More than 20 years ago, Congress enacted the Telephone Consumer Protection Act (“TCPA,” 47 U.S.C. § 227 et seq.) in response to an increasing number of complaints consumers had regarding the practices and frequency of telephone calls made by telemarketers.

Interestingly, while the TCPA and the similar Telemarketing Sales Rule (“TSR,” 16 C.F.R. § 310 et seq.) are broad in scope, neither federal regime places restrictions on the frequency of telephone calls made to a given consumer during a specified time period.  State laws also do not limit the frequency of telephone calls.  Thus, telemarketers are permitted to call consumers as often as they like as long as the calls are not otherwise illegal, e.g. the callers comply with the national do-not-call list, etc.

However, telemarketers must be careful to not inundate consumers with an excessive number of telephone calls.  Under the TSR, it is an abusive practice for a telemarketer to engage in, or for a seller to cause a telemarketer to engage in, “causing any telephone to ring, or engaging any person in telephone conversation, repeatedly or continuously with intent to annoy, abuse, or harass any person at the called number ….”  16 C.F.R. § 310.4(b)(1)(i).

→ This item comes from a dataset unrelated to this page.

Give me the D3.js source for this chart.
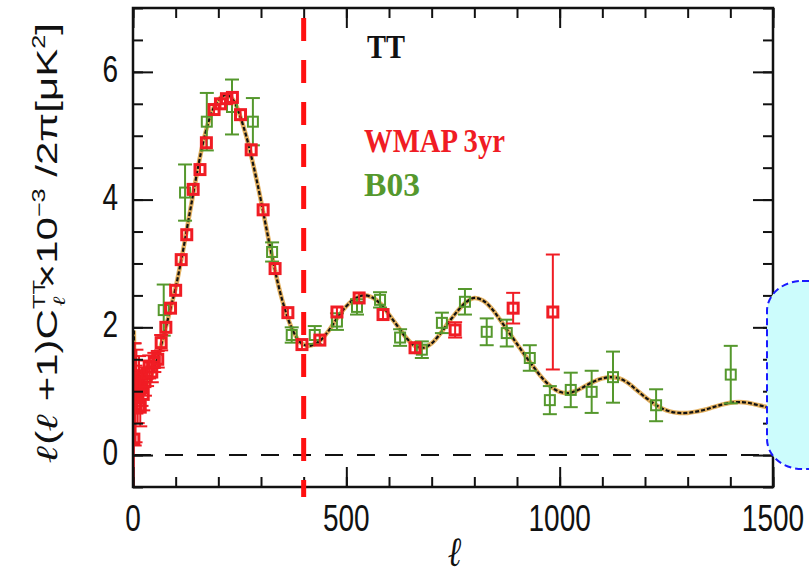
<!DOCTYPE html>
<html><head><meta charset="utf-8">
<script src="https://cdn.jsdelivr.net/npm/d3@7"></script>
<style>html,body{margin:0;padding:0;background:#fff;overflow:hidden}</style>
</head><body>
<svg id="c" width="809" height="576"></svg>
<script>
// ---- data ----
const wmapL = [2,4,6,8,11,14,17,20,24,28,33,38,44,50,58,66,77,88,100,113,126,141,157,172,190,205,219,233,252,277,305,333,363,396,438,478,530,586,661,755,891,984];
const wmapV = [0.25,0.95,0.8,1.15,0.9,1.2,0.75,1.05,0.95,1.15,1.28,1.38,1.3,1.45,1.5,1.76,2.0,2.3,2.58,3.06,3.45,4.16,4.47,4.89,5.41,5.5,5.58,5.6,5.33,4.78,3.84,2.92,2.23,1.73,1.8,2.24,2.46,2.2,1.68,1.96,2.3,2.24];
const wmapE = [1.5,0.8,0.6,0.5,0.4,0.35,0.3,0.28,0.25,0.22,0.2,0.18,0.16,0.15,0.13,0.12,0.1,0.1,0.08,0.08,0.08,0.08,0.08,0.08,0.08,0.08,0.08,0.08,0.08,0.08,0.08,0.08,0.08,0.08,0.08,0.08,0.08,0.09,0.1,0.12,0.24,0.9];
const b03L = [72,122,173,232,281,326,372,426,478,525,579,626,677,724,778,829,876,930,977,1026,1075,1125,1226,1401];
const b03V = [2.27,4.11,5.22,5.45,5.22,3.18,1.88,1.88,2.09,2.32,2.43,1.84,1.65,2.07,2.4,1.93,1.91,1.52,0.86,1.02,0.99,1.22,0.78,1.26];
const b03E = [0.4,0.44,0.45,0.43,0.37,0.15,0.12,0.14,0.13,0.12,0.12,0.13,0.13,0.16,0.2,0.21,0.21,0.2,0.22,0.27,0.33,0.4,0.25,0.45];
const theoryL = [2,4,7,10,15,20,30,40,50,60,70,80,90,100,110,120,130,140,150,160,170,180,190,200,210,220,230,240,250,260,270,280,290,300,310,320,330,340,350,360,370,380,390,400,410,420,440,460,480,500,520,540,560,580,600,620,640,660,680,700,720,740,760,780,800,820,840,860,880,900,920,940,960,980,1000,1020,1040,1060,1080,1100,1120,1140,1160,1180,1200,1220,1240,1260,1280,1300,1320,1340,1360,1380,1400,1420,1440,1460,1480,1500];
const theoryV = [1.95,1.35,1.1,1.02,1.0,1.02,1.1,1.22,1.38,1.58,1.82,2.08,2.35,2.62,2.95,3.3,3.68,4.05,4.42,4.76,5.05,5.28,5.45,5.56,5.62,5.64,5.6,5.5,5.33,5.12,4.88,4.6,4.3,3.98,3.64,3.3,2.98,2.68,2.42,2.2,2.02,1.88,1.78,1.73,1.71,1.72,1.8,1.96,2.16,2.33,2.45,2.5,2.47,2.37,2.2,2.02,1.84,1.71,1.68,1.75,1.9,2.08,2.25,2.39,2.46,2.42,2.3,2.12,1.93,1.74,1.55,1.37,1.2,1.07,0.99,0.97,1.01,1.08,1.15,1.2,1.22,1.2,1.13,1.02,0.91,0.81,0.73,0.68,0.66,0.66,0.68,0.71,0.75,0.79,0.82,0.83,0.82,0.79,0.76,0.72];
const xMajor = [0,500,1000,1500];
const xMinor = d3.range(0,1501,100);
const yMajor = [0,2,4,6];
const yMinor = d3.range(-0.5,7.01,0.5);
const cutL = 400;
const legendItems = ["WMAP 3yr","B03"];
const panelTitle = "TT";

// ---- layout ----
const L=133,R=773,T=8,B=487;
const svg=d3.select("#c");
const x=d3.scaleLinear().domain([0,1500]).range([L,R]);
const y=d3.scaleLinear().domain([-0.5,7]).range([B,T]);
const RED="#f01c24", GREEN="#55982d";

svg.append("defs").append("clipPath").attr("id","clip")
  .append("rect").attr("x",L).attr("y",T).attr("width",R-L).attr("height",B-T);

// zero dashed line
svg.append("line").attr("x1",L).attr("x2",R).attr("y1",y(0)).attr("y2",y(0))
  .attr("stroke","#111").attr("stroke-width",2).attr("stroke-dasharray","18,14");

// theory curve
const th=theoryL.map((l,i)=>[l,theoryV[i]]);
const line=d3.line().x(d=>x(d[0])).y(d=>y(d[1])).curve(d3.curveCatmullRom);
const pg=svg.append("g").attr("clip-path","url(#clip)");
pg.append("path").attr("d",line(th)).attr("fill","none").attr("stroke","#e2b060").attr("stroke-width",4.5);
pg.append("path").attr("d",line(th)).attr("fill","none").attr("stroke","#111").attr("stroke-width",2.2).attr("stroke-dasharray","4,2");

function drawSeries(Ls,Vs,Es,col,sw,sz,cap){
  const g=pg.append("g");
  Ls.forEach((l,i)=>{
    const cx=x(l),cy=y(Vs[i]),t=y(Vs[i]+Es[i]),b=y(Vs[i]-Es[i]);
    g.append("line").attr("x1",cx).attr("x2",cx).attr("y1",t).attr("y2",b).attr("stroke",col).attr("stroke-width",2);
    if (Es[i]>0.11){
      g.append("line").attr("x1",cx-cap).attr("x2",cx+cap).attr("y1",t).attr("y2",t).attr("stroke",col).attr("stroke-width",2);
      g.append("line").attr("x1",cx-cap).attr("x2",cx+cap).attr("y1",b).attr("y2",b).attr("stroke",col).attr("stroke-width",2);
    }
    g.append("rect").attr("x",cx-sz/2).attr("y",cy-sz/2).attr("width",sz).attr("height",sz)
      .attr("fill","none").attr("stroke",col).attr("stroke-width",sw);
  });
}
drawSeries(b03L,b03V,b03E,GREEN,2,10,7);
drawSeries(wmapL,wmapV,wmapE,RED,3,10,7);

// frame
svg.append("rect").attr("x",L).attr("y",T).attr("width",R-L).attr("height",B-T)
  .attr("fill","none").attr("stroke","#111").attr("stroke-width",2.5);

function ax(gen,tx,ty){ const g=svg.append("g").attr("transform",`translate(${tx},${ty})`).call(gen);
  g.select(".domain").remove(); g.selectAll("text").remove();
  g.selectAll("line").attr("stroke","#111").attr("stroke-width",2); return g;}
ax(d3.axisBottom(x).tickValues(xMinor).tickSize(-10),0,B);
ax(d3.axisBottom(x).tickValues(xMajor).tickSize(-20),0,B);
ax(d3.axisTop(x).tickValues(xMinor).tickSize(-10),0,T);
ax(d3.axisTop(x).tickValues(xMajor).tickSize(-20),0,T);
ax(d3.axisLeft(y).tickValues(yMinor).tickSize(-10),L,0);
ax(d3.axisLeft(y).tickValues(yMajor).tickSize(-20),L,0);
ax(d3.axisRight(y).tickValues(yMinor).tickSize(-10),R,0);
ax(d3.axisRight(y).tickValues(yMajor).tickSize(-20),R,0);

// tick labels
const tf="'Liberation Sans',Arial,sans-serif";
xMajor.forEach(v=>{
  svg.append("text").attr("transform",`translate(${x(v)},531) scale(1,1.3)`)
    .attr("text-anchor","middle").attr("font-family",tf).attr("font-size",28).attr("fill","#111").text(v);
});
yMajor.forEach(v=>{
  svg.append("text").attr("transform",`translate(118,${y(v)+10}) scale(1,1.3)`)
    .attr("text-anchor","end").attr("font-family",tf).attr("font-size",28).attr("fill","#111").text(v);
});

// red dashed vertical line
svg.append("line").attr("x1",x(cutL)).attr("x2",x(cutL)).attr("y1",18).attr("y2",497)
  .attr("stroke","#ff1010").attr("stroke-width",5).attr("stroke-dasharray","23,19");

// legend
const lf="'Liberation Serif','Times New Roman',serif";
svg.append("text").attr("transform","translate(367,58) scale(1,1.15)").attr("font-family",lf).attr("font-weight","bold")
  .attr("font-size",30).attr("fill","#111").attr("textLength",38).attr("lengthAdjust","spacingAndGlyphs").text(panelTitle);
svg.append("text").attr("transform","translate(364,152) scale(1,1.15)").attr("font-family",lf).attr("font-weight","bold")
  .attr("font-size",30).attr("fill",RED).attr("textLength",141).attr("lengthAdjust","spacingAndGlyphs").text(legendItems[0]);
svg.append("text").attr("transform","translate(364,196) scale(1,1.15)").attr("font-family",lf).attr("font-weight","bold")
  .attr("font-size",30).attr("fill",GREEN).attr("textLength",56).attr("lengthAdjust","spacingAndGlyphs").text(legendItems[1]);

// axis titles
svg.append("text").attr("transform","translate(455,566) scale(1,1.3)").attr("text-anchor","middle")
  .attr("font-family","'DejaVu Serif',serif").attr("font-style","italic").attr("font-weight","bold")
  .attr("font-size",32).attr("fill","#111").text("ℓ");
const yl=svg.append("text").attr("transform","translate(57,243) rotate(-90) scale(1.4,1)")
  .attr("text-anchor","middle").attr("font-family",tf).attr("font-size",30).attr("fill","#111");
yl.append("tspan").attr("font-family","'DejaVu Serif',serif").attr("font-style","italic").attr("font-weight","bold").text("ℓ");
yl.append("tspan").text("(");
yl.append("tspan").attr("font-family","'DejaVu Serif',serif").attr("font-style","italic").attr("font-weight","bold").text("ℓ");
yl.append("tspan").text(" +1)C");
yl.append("tspan").attr("font-size",17).attr("dy",-12).text("TT");
yl.append("tspan").attr("font-size",17).attr("dx",-19).attr("dy",20).attr("font-family","'DejaVu Serif',serif").attr("font-style","italic").text("ℓ");
yl.append("tspan").attr("dy",-8).attr("dx",6).text("×10");
yl.append("tspan").attr("font-size",18).attr("dy",-12).text("−3");
yl.append("tspan").attr("dy",12).text("  /2π[μK");
yl.append("tspan").attr("font-size",18).attr("dy",-12).text("2");
yl.append("tspan").attr("dy",12).text("]");

// cyan callout shape on right
svg.append("rect").attr("x",767).attr("y",281).attr("width",120).attr("height",188).attr("rx",35).attr("ry",30)
  .attr("fill","#ccfcfc").attr("stroke","#1a1aff").attr("stroke-width",2).attr("stroke-dasharray","7,4");
</script>
</body></html>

Thus, while there are no restrictions on the frequency of telephone calls made to a given consumer during a specified time period, the calls cannot be made repeatedly or continuously with intent to annoy, abuse, or harass any person.  In commentary to the TSR, the FTC stated that:

The Commission has taken this prohibition virtually verbatim from the [Federal Debt Collection Practices Act], and finds no reason to alter this language. The staff commentary to the FDCPA states that “continuously” means “making a series of telephone calls, one right after the other,” and that “repeatedly” means “calling with excessive frequency under the circumstances.”  The Commission believes that if a telemarketer calls a consumer continuously or repeatedly, as those terms have been defined, it is presumed that the caller’s intent was to annoy, abuse, or harass the person being called.

60 Fed. Reg. 43842, 43854 (Aug. 23, 1995).

Based on the language of the TSR and its commentary, telemarketers must be vigilant to ensure telemarketing calls do not annoy, abuse, or harass any person.  While the TCPA and TSR do not place limits on the frequency of telemarketing calls, companies may still be subject to liability for calls that are repeatedly and continuously made.